La distancia entre las elites políticas y la ciudadanía no parece ser, sin embargo, una característica exclusiva de nuestro país. Como bien ha mostrado la intelectual francesa Chantal Delsol, las democracias liberales contemporáneas que hoy observan con alarma y desconcierto el avance de diversos tipos de populismo, no se dan cuenta (o no quieren hacerlo) de que esta fractura se debe justamente al abismo creciente entre las clases dirigentes y el pueblo. Se trataría de la progresiva oposición de modos de vida y comprensión del mundo completamente diferentes, pero que en el marco de relaciones desiguales (pues bien sabemos que son las elites las que conducen los gobiernos), generan en las primeras un profundo desprecio por los segundos, y en estos últimos desafección, desconfianza y, paulatina e inevitablemente, la búsqueda de nuevas vías de representación. Es en ese quiebre donde la autora identifica la principal falencia de nuestras democracias: incapaces de reconocer la crítica, las elites interpretan la distancia de la ciudadanía como una traición, y ésta última se vuelve objeto de su rechazo, e incluso, del más profundo “menosprecio de clase”. Es muy interesante tomar la hipótesis de Delsol para leer la actitud de nuestra propia clase política, y de la opinión pública en la que se refleja. Si no se reconoce nuestra historia de desarrollo, se trata de ignorancia. Mostrar descontento cuando hemos avanzado materialmente, es mezquindad. Poner en evidencia que incluso en la prosperidad persisten formas dramáticas de marginalidad no es otra cosa que la manifestación de pequeños grupos de poder que conspiran contra el avance indiscutible de la sociedad. Pocas veces llegan a preguntarse si acaso, en cada una de esas expresiones de insatisfacción y malestar, hay algo relevante que se les escapa.
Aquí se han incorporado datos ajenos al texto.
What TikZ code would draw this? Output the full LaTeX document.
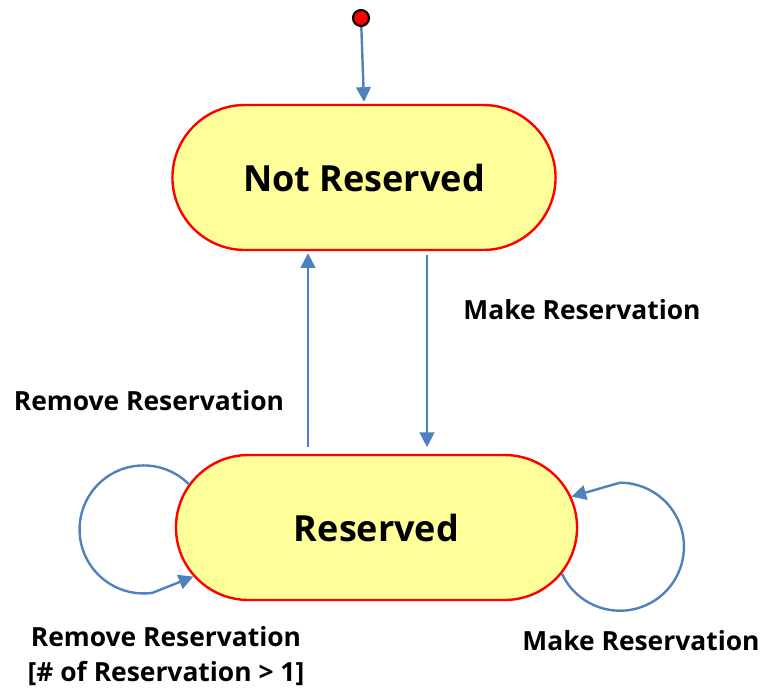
\documentclass[tikz,border=0pt]{standalone}
\usepackage{fontspec}
\setmainfont{Open Sans}
\usetikzlibrary{arrows.meta, shapes.misc, positioning}
\definecolor{etatjaune}{HTML}{FFFF99}
\definecolor{etatrouge}{HTML}{FF0000}
\definecolor{flechebleu}{HTML}{4F81BD}

\tikzset{
  etat/.style={rounded rectangle, draw=etatrouge, line width=1.8pt, fill=etatjaune,
    minimum height=108.75pt, font=\fontsize{27}{32}\selectfont\bfseries},
  fleche/.style={draw=flechebleu, line width=1.8pt},
  etiquette/.style={font=\fontsize{19.8}{24}\selectfont\bfseries, align=center, inner sep=0pt}
}

\begin{document}
\begin{tikzpicture}[x=0.75pt, y=-0.75pt, >={Triangle[length=11pt, width=11pt]}]

  \useasboundingbox (0,0) rectangle (765,690);

  % Etats
  \node[etat, minimum width=294pt] (nonres) at (364,177.5) {Not Reserved};
  \node[etat, minimum width=307.5pt] (res) at (376.5,527.5) {Reserved};

  % Etat initial
  \node[circle, fill=etatrouge, draw=black, line width=1.6pt, minimum size=12pt, inner sep=0pt] (init) at (361,18) {};
  \draw[fleche, ->] (init) -- ([yshift=1.5pt]nonres.north);

  % Transitions verticales
  \coordinate (colmonte) at (308,0);
  \coordinate (coldescend) at (427,0);
  \draw[fleche, ->, shorten <=5pt, shorten >=1.5pt] (res.north -| colmonte) -- (nonres.south -| colmonte);
  \draw[fleche, ->, shorten <=3pt, shorten >=5pt] (nonres.south -| coldescend) -- (res.north -| coldescend);

  \node[etiquette] (lblfaire) at (582,310) {Make Reservation};
  \node[etiquette] (lblretirer) at (149,401) {Remove Reservation};

  % Boucles
  \draw[fleche, ->] (res.167) arc[start angle=-45, end angle=-278, radius=64] -- (res.195);
  \draw[fleche, ->] (res.346) arc[start angle=-205, end angle=-450, radius=64] -- (res.9);

  \node[etiquette] (lblboucleg) at (166,656) {Remove Reservation\\[2pt][\# of Reservation > 1]};
  \node[etiquette] (lbllbouclei) at (641,641) {Make Reservation};

\end{tikzpicture}
\end{document}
Si los medios de opinión más influyentes de Chile constatan un malestar en la ciudadanía, no pueden renunciar luego a la pregunta por aquello que lo genera. Con esa estrategia muestran simplemente una actitud de autodefensa frente a un proyecto de país que, después de todo, siguen viendo como resultado de sus propios esfuerzos. Por lo mismo, la celebración de nuestra independencia no debiera ser ocasión para recordarle al pueblo que tendría que mostrarse más satisfecho con su historia, sino un momento para mirarla críticamente y hacerse cargo de los desafíos pendientes. No olvidemos que el mismo informe del PNUD que tanto se ha citado por autoridades y figuras públicas en los últimos días, en el que Chile muestra indudables y valiosos resultados a nivel mundial, evidencia también la profunda experiencia de desigualdad y exclusión en el marco de nuestra supuestamente próspera y avanzada sociedad. Si no incorporamos esta óptica, parece inevitable que la retórica del desarrollo, tan arraigada en nuestro medio local, termine siendo mera tautología.